I would like to start a new tradition.  When we lose someone we love we should be issued a t-shirt that says “I am grieving.  Please be nice to me.”  Why?  Because it feels like the entire world is acting like a jagoff to you when you’re grieving.  You get cut off in traffic.  Your boss yells at you.  For some reason the hardest times (and I’ve only had a few) of real, life-altering grief I’ve experienced, I’ve actually, physically found myself at some point in some kind of situation where I’m essentially standing in the rain, cold, drenched and unable to feel anything but totally sorry for myself.  And no one even notices!  In fact someone in a large vehicle drives by splashing muddy splatters everywhere. That’s what the real nitty gritty of grief feels like to me, standing alone, freezing, drenched, dirty and void of hope.  
So the title of this post is good grief.  How can it be good when it’s so bad?  I have a few thoughts.

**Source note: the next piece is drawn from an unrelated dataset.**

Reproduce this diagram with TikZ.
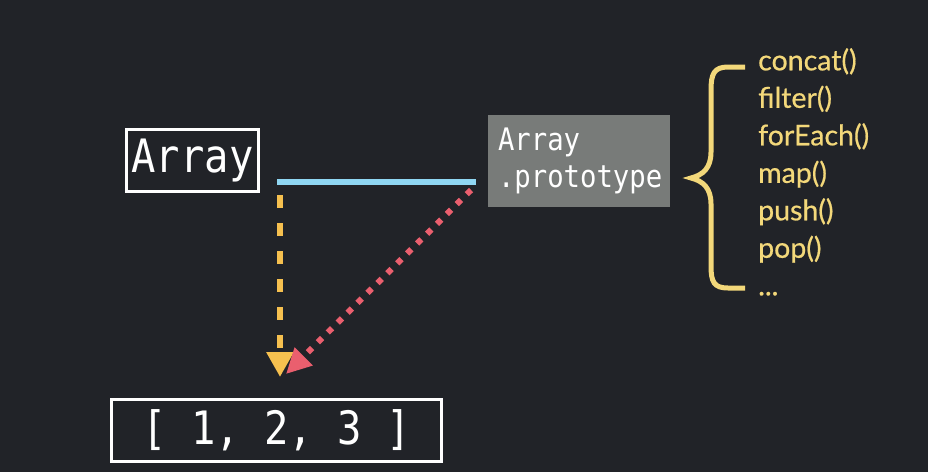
\documentclass[tikz,border=0pt]{standalone}
\usepackage{fontspec}
\usetikzlibrary{arrows.meta}
\newfontfamily\codefont[FakeStretch=0.88]{DejaVu Sans Mono}
\newfontfamily\listfont[FakeBold=0.6]{Lato}
\definecolor{bgdark}{RGB}{33,35,40}
\definecolor{protogray}{RGB}{120,123,121}
\definecolor{linkblue}{RGB}{143,214,242}
\definecolor{newyellow}{RGB}{246,192,79}
\definecolor{protored}{RGB}{234,95,110}
\definecolor{methodyellow}{RGB}{243,216,122}
\begin{document}
\begin{tikzpicture}[x=1pt,y=-1pt,
    objbox/.style={draw=white, line width=3pt, text=white, inner sep=0pt,
        font=\codefont\fontsize{46}{50}\selectfont},
    protobox/.style={fill=protogray, text=white, inner sep=0pt, align=left,
        font=\codefont\fontsize{31}{37}\selectfont},
    newarrow/.style={draw=newyellow, line width=6pt, dash pattern=on 13pt off 15pt,
        -{Triangle[width=26pt,length=25pt,fill=newyellow]}},
    protoarrow/.style={draw=protored, line width=6pt, dash pattern=on 6pt off 8pt,
        -{Triangle[width=24pt,length=25pt,fill=protored]}}]
    \fill [bgdark] (0,0) rectangle (928,472);
    \node [objbox, minimum width=132pt, minimum height=62pt] (arrayObj) at (192.5,160.5) {Array};
    \node [protobox, minimum width=182pt, minimum height=92pt, text width=162pt] (protoObj) at (579,161) {Array\\.prototype};
    \node [objbox, minimum width=330pt, minimum height=62pt] (listObj) at (276.5,430.5) {[ 1, 2, 3 ]};
    \node [anchor=north west, align=left, text=methodyellow, inner sep=0pt,
        font=\listfont\fontsize{28.5}{37.5}\selectfont] (methods) at (758,48)
        {concat()\\filter()\\forEach()\\map()\\push()\\pop()\\...};
    \coordinate (lnkL) at (277,182);
    \coordinate (lnkR) at (476,182);
    \coordinate (newFrom) at (280,195);
    \coordinate (newTo) at (280,377);
    \coordinate (protoFrom) at (471,190);
    \coordinate (protoTo) at (286,374);
    \draw [linkblue, line width=6pt] (lnkL) -- (lnkR);
    \draw [newarrow] (newFrom) -- (newTo);
    \draw [protoarrow] (protoFrom) -- (protoTo);
    % brace next to the method list
    \draw [methodyellow, line width=5pt] (745,67) -- (728,67)
        .. controls (714,67) and (711,74) .. (711,90) -- (711,152)
        .. controls (711,168) and (703,175) .. (691,178)
        .. controls (703,181) and (711,188) .. (711,204) -- (711,266)
        .. controls (711,282) and (714,288) .. (728,288) -- (745,288);
\end{tikzpicture}
\end{document}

Grief is good because its usually so intense we can’t help but be real.  Typically, we spend a lot of time managing our reputations, creating ways for people to think we’re cooler, smarter and stronger than we are.  Grief yanks those masks right off and burns them.  Grief is not gentle but it is helpful in this way.  We allow ourselves to be seen more authentically when we grieve.  Of course there’s always the deeply unhealthy attention seeking jackass who has to collapse in a public puddle of sobs when the opportunity for a lot of attention arises.  That’s not what I’m talking about.  I mean quiet (or loud…but maybe at least a little private?) moments with people who love you.  Stripped bare of your tough facade, crying and saying things out loud that you know sound a little crazy.  “We were supposed to go to the mall on Tuesday!!!!”  Or “I forgot to give him back his sweater!!!!”  It’s ok.  Let it out.  This lets people love you in a unique and wonderful way.  Frankly I completely hate that part of grief, but I know it’s good for me and my relationships.
Grief stops us in our tracks.  Shows us what little things have been taking up our heart and brain space.  Who cares if my gray hairs are showing or that my car is full of empty yogurt containers and granola bar wrappers?  Don’t sweat the small stuff, you know?
Grief can be a gift.  How?  We look heavenward even if we’re not into that.  God can use grief to draw us near.  When you’re really desperate, really lost…sometimes we’re willing to believe, just a tiny bit, that there is actually something…someone out there who is bigger and better than we ever dreamed.  Don’t be afraid to seek that out just a little…you can always go back to believing we got here randomly and that we’re on our own. That belief will always be available if you don’t find something better.  God says if we seek Him, we’ll find Him.  Ain’t no harm in taking a peek around, right?
Grief can bring up old hurts.  Dealing with grief in a healthy way can help heal those wounds.  Sometimes when a loved one dies people feel like everyone they ever love dies. Those are abandonment issues that, if unaddressed, can lead to some bad life controlling habits like refusing to connect deeply with anyone out of self-preservation or even starting down the path of addiction.  Considering the seriousness of believing that (everyone we love dies) then responding by investigating what led us to believe that, defining reality a little more clearly and willingly releasing that belief and its associated fears can be very freeing.  
Grief creates community.  You know who has really got your six when life falls apart in this way.  Also, I’ve become new friends with people simply based on the fact that we lost a mutual loved one.  
Grief creates opportunity to serve those most impacted.  However much you’re hurting, there is probably someone even more devastated.  Think of your very best talents and resources and how you might offer them in some way.  Food, music, your company, a poem that doesn’t suck, help with legal issues, cleaning, a foot rub, letters, texts and phone calls as are appropriate.  Don’t just force yourself on hurting people.  Pay attention and try to see what the best way to help is, and when.
Grief is the worst.  But it is also an opportunity for growth, learning and love.  Don’t waste your grief.